Has anyone managed to finish this game? I can't see how, with 32 MP's in play, one player can get 17 to secure the overall majority. I realise that maybe not all `opposition' MP's will make the trip to vote against, but even allowing for that you would still be unlikely to gain victory with say 12 or 13 MP's, should you be unlucky enough to have them. I would be interested in readers' comments on this game and would welcome any suggestions which speed up its playing time and lead to a definite result.
SWD: I am afraid that this is a game which looks interesting when you first open the box but which you soon realise does not have an attainable victory condition. What a thoughtful and reputable firm like Gibsons were playing at when they released it is something I have never understood.
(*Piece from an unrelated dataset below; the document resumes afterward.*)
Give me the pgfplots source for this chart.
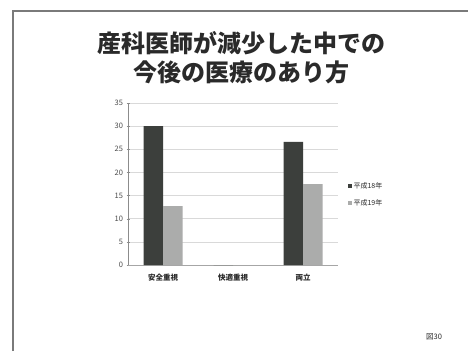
\documentclass[border=0pt]{standalone}
\usepackage{fontspec}
\setmainfont{Noto Sans CJK JP}
\usepackage{pgfplots}
\pgfplotsset{compat=1.18}
\definecolor{darkbar}{HTML}{3C3F3C}
\definecolor{lightbar}{HTML}{ABACAB}
\definecolor{txt}{HTML}{2A2A2A}
\definecolor{frame}{HTML}{7A7A7A}
\begin{document}
\begin{tikzpicture}[x=1pt,y=1pt]
\path[use as bounding box] (0,0) rectangle (468,351);
\fill[white] (0,0) rectangle (468,351);
\draw[frame,line width=1.6pt] (13,0) -- (13,340) -- (468,340);
\node[font=\fontsize{24}{28}\selectfont\bfseries, text=txt] at (241,308) {産科医師が減少した中での};
\node[font=\fontsize{24}{28}\selectfont\bfseries, text=txt] at (241,279) {今後の医療のあり方};
\node[font=\fontsize{7.5}{8}\selectfont, text=txt] at (434,14) {図30};
\begin{axis}[
  at={(128pt,86pt)}, anchor=south west,
  scale only axis, width=210pt, height=162pt,
  ybar=0pt, bar width=19.5pt,
  xmin=-0.5, xmax=2.5, ymin=0, ymax=35,
  xtick={0,1,2}, xticklabels={安全重視,快適重視,両立},
  ytick={0,5,...,35},
  axis lines=left, axis line style={draw=black!45, -},
  x axis line style={draw=black!35},
  ymajorgrids, grid style={draw=black!15, line width=0.6pt},
  major tick length=3pt,
  x tick style={draw=none},
  y tick style={draw=black!45},
  tick label style={font=\fontsize{7.5}{8}\selectfont, text=black!70},
  xticklabel style={font=\fontsize{7.5}{8}\selectfont\bfseries, text=txt, yshift=-4pt},
  /pgf/number format/assume math mode=true,
  legend style={at={(1.03,0.435)}, anchor=west, draw=none, fill=none,
    font=\fontsize{7}{8}\selectfont, text=txt, row sep=6pt,
    /tikz/every even column/.append style={column sep=2pt}},
  legend cell align=left,
  legend image code/.code={\fill[#1] (0pt,-2pt) rectangle (4pt,2pt);},
]
\addplot[fill=darkbar, draw=none] coordinates {(0,30) (1,0) (2,26.6)};
\addplot[fill=lightbar, draw=none] coordinates {(0,12.7) (1,0) (2,17.5)};
\legend{平成18年,平成19年}
\end{axis}
\end{tikzpicture}
\end{document}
The election part is OK and the idea behind the movement round the board and the collection of cards is quite novel, but there is absolutely no reason why one player should ever support another in that final vote and without that the game is never going to finish. If you are going to build a game around a session of parliament, and not just around an election, you have to come up with a mechanic which gives you unstable governments and shifting allegiances and that means getting a long, long way from a simulation of the reality at real-life Westminster. The French game Politico makes a reasonable stab at this and the Italian game Al Parlamento a better one, but the designers of Westminster don't even seem to have realised that that is what they had to do. The only way that you could rescue the game would be to come up with some new mechanics and a completely different set of objectives.